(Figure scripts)
'''

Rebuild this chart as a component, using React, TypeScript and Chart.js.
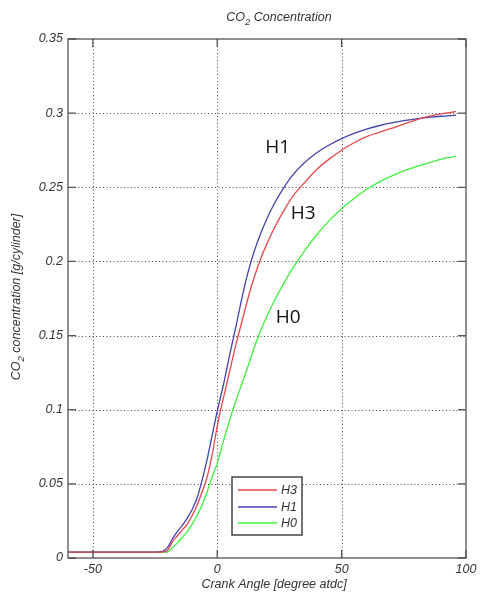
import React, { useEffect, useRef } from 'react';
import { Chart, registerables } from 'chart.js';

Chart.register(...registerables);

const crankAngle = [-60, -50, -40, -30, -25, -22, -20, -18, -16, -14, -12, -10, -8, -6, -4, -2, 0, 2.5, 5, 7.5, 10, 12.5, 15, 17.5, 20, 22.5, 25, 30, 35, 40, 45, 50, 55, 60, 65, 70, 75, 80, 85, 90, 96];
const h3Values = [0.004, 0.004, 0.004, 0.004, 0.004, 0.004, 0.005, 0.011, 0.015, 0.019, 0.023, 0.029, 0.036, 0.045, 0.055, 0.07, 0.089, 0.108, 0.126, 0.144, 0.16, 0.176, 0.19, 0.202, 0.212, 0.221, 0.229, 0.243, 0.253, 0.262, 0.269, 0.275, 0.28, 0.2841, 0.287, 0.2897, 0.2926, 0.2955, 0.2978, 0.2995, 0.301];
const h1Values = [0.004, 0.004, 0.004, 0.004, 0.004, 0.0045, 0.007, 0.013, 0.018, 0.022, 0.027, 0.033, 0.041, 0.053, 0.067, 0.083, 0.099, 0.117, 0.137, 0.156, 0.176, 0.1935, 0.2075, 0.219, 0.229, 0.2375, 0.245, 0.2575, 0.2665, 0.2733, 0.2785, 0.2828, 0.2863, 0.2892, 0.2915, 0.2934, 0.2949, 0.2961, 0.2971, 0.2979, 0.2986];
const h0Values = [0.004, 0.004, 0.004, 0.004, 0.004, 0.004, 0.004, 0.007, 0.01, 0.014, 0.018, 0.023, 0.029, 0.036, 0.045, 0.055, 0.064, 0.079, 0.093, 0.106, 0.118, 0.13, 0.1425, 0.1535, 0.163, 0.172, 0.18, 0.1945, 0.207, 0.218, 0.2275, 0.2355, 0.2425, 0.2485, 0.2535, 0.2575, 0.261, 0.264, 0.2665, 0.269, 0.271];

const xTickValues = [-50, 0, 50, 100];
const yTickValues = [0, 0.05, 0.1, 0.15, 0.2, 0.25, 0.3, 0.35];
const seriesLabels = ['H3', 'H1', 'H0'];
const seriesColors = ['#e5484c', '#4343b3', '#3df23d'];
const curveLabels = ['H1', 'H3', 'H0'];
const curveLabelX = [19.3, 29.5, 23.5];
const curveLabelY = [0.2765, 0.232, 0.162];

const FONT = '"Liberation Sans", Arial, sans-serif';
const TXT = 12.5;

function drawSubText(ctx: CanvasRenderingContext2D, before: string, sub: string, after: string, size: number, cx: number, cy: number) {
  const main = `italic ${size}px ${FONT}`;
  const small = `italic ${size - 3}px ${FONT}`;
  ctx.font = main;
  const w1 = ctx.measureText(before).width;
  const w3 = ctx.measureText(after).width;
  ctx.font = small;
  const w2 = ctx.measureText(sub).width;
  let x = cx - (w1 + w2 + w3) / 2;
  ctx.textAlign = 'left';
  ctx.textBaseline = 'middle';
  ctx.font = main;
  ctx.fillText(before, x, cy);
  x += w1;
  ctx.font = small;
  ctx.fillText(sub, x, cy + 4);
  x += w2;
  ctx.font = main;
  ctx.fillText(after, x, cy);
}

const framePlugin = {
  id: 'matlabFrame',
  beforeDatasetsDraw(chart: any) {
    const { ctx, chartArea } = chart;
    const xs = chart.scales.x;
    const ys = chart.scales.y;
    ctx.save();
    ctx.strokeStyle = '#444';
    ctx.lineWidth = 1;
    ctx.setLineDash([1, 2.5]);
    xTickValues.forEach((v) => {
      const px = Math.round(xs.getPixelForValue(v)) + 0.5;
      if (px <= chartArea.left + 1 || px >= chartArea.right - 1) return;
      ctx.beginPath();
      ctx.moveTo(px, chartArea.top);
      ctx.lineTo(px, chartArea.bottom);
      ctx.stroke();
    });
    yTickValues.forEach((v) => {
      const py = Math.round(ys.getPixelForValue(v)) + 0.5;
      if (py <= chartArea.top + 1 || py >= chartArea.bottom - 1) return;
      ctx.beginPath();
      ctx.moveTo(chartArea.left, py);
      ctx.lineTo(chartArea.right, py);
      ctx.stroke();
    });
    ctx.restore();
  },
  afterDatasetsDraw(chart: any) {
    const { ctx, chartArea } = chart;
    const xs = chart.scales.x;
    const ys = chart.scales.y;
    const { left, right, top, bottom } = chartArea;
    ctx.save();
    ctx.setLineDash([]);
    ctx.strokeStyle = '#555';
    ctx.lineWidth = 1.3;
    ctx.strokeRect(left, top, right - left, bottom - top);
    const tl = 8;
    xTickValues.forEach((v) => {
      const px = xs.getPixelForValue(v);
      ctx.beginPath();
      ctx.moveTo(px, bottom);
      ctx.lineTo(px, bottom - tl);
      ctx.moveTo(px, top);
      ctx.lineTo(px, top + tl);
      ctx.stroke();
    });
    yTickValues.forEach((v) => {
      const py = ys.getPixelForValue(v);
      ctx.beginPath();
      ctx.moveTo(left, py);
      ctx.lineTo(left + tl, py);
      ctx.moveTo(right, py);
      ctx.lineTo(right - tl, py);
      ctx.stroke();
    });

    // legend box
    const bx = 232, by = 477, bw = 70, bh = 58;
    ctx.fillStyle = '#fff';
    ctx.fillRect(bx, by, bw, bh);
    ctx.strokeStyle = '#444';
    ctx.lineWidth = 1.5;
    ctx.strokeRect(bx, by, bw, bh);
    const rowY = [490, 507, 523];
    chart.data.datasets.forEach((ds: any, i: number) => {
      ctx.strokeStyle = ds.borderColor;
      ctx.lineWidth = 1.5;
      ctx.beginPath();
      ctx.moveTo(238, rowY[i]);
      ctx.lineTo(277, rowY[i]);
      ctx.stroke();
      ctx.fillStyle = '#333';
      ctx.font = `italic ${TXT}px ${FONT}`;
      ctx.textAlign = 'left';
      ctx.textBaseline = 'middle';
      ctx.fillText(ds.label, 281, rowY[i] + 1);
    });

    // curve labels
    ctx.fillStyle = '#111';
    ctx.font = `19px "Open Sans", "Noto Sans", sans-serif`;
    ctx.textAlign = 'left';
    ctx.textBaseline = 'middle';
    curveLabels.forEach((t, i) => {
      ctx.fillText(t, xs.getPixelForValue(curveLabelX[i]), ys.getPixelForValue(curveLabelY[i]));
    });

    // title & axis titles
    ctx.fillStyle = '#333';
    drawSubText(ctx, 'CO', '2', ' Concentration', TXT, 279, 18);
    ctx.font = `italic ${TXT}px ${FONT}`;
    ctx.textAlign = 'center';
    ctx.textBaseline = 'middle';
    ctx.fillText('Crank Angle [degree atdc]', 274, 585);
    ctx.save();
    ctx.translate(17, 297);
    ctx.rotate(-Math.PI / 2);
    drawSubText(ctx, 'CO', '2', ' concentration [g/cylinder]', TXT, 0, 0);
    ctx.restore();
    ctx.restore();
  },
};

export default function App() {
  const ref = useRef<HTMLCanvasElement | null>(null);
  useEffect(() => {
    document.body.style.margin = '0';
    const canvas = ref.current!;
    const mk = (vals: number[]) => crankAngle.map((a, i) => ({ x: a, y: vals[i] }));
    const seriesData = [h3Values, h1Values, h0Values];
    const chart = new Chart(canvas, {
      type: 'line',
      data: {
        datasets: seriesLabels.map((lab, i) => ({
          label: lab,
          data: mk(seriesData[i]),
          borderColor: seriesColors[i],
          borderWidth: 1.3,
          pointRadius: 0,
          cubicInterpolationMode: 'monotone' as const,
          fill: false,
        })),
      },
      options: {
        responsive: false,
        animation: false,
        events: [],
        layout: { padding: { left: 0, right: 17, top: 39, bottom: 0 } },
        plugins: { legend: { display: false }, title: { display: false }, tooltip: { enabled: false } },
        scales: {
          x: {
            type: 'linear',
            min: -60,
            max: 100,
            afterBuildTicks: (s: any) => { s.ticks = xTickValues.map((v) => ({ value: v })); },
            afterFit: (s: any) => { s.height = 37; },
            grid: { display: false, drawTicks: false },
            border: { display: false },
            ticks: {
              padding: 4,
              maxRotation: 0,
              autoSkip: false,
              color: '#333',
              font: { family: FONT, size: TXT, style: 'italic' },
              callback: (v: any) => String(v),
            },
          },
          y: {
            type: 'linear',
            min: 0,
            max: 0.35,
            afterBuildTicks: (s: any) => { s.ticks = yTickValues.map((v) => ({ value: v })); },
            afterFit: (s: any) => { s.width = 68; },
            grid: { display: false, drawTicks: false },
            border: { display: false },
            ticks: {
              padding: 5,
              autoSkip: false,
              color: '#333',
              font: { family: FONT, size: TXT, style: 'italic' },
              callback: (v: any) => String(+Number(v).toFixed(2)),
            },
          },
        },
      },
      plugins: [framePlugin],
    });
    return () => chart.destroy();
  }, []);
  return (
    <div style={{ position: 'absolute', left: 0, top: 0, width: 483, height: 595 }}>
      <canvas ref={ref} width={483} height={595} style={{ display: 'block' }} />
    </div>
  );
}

'''
'''

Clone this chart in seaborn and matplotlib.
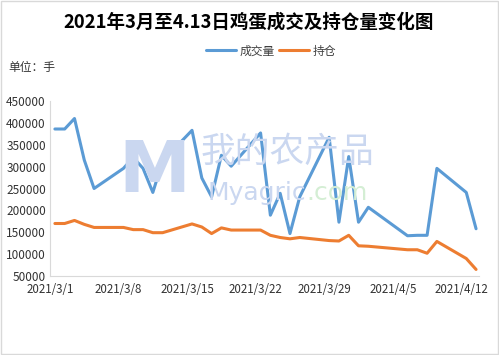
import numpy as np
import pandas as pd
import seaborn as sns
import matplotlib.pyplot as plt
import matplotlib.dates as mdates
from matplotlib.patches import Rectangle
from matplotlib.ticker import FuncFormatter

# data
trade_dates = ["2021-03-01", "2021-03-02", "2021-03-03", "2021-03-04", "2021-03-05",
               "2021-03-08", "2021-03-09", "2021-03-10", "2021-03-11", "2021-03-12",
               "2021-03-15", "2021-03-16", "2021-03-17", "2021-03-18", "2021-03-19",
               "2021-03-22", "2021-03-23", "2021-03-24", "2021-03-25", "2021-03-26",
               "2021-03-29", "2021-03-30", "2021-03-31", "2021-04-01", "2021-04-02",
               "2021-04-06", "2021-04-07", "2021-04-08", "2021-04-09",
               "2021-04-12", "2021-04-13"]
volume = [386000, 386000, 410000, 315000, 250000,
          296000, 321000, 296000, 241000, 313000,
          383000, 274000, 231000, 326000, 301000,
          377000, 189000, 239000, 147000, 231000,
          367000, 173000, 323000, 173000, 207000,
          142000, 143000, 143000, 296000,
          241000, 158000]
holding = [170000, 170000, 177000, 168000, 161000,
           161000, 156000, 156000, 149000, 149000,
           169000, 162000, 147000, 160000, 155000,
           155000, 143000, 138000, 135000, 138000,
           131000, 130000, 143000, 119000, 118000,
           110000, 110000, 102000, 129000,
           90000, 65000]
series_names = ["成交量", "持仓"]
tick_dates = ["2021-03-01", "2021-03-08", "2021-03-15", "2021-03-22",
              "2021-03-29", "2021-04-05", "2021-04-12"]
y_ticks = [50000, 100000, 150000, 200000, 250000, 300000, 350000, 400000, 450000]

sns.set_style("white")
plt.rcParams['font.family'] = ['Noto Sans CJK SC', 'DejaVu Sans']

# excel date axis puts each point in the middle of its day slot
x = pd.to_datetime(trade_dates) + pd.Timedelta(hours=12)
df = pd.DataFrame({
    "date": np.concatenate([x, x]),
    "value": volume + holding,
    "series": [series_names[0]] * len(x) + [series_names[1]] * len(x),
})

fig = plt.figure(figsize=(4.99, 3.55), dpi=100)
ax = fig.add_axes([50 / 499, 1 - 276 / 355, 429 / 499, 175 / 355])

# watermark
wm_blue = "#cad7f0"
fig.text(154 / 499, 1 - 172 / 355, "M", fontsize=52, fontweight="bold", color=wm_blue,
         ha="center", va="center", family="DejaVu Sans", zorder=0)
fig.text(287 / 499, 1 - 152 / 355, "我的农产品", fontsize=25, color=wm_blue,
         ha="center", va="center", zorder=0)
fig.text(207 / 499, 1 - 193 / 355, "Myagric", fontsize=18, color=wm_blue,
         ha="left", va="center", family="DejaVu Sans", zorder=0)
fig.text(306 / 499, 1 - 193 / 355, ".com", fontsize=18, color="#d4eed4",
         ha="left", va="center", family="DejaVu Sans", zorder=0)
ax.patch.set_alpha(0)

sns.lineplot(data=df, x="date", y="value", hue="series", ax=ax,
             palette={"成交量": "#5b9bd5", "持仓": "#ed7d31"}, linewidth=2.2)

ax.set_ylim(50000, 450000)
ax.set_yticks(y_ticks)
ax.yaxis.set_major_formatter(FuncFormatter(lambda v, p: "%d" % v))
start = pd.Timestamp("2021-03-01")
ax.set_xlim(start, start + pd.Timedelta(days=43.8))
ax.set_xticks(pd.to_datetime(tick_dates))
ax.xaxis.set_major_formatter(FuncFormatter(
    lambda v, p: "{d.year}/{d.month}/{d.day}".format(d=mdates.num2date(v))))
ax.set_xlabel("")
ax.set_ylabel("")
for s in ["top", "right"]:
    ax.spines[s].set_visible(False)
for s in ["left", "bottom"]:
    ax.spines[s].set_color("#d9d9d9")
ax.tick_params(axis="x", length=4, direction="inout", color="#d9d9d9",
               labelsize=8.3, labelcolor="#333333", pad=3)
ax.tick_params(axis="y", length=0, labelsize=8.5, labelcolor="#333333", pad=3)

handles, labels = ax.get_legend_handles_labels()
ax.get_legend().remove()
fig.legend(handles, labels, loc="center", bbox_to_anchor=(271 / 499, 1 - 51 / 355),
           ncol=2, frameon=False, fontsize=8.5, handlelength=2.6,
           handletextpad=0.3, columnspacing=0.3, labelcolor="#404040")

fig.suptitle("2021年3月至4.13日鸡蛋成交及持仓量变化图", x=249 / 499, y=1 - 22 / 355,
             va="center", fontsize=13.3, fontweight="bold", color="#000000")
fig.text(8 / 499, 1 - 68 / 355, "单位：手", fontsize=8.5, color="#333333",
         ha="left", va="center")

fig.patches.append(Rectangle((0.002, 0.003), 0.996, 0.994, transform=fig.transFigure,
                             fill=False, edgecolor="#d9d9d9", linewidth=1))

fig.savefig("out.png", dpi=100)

'''

> **Exercise goal**:
Pictures are not part of the copy. Write out only the lines from the one containing "Rebuild this chart" through the one containing "Chart.register(...registerables);", exactly as they stand, both included.

> **Exercise response**:
Rebuild this chart as a component, using React, TypeScript and Chart.js.
import React, { useEffect, useRef } from 'react';
import { Chart, registerables } from 'chart.js';

Chart.register(...registerables);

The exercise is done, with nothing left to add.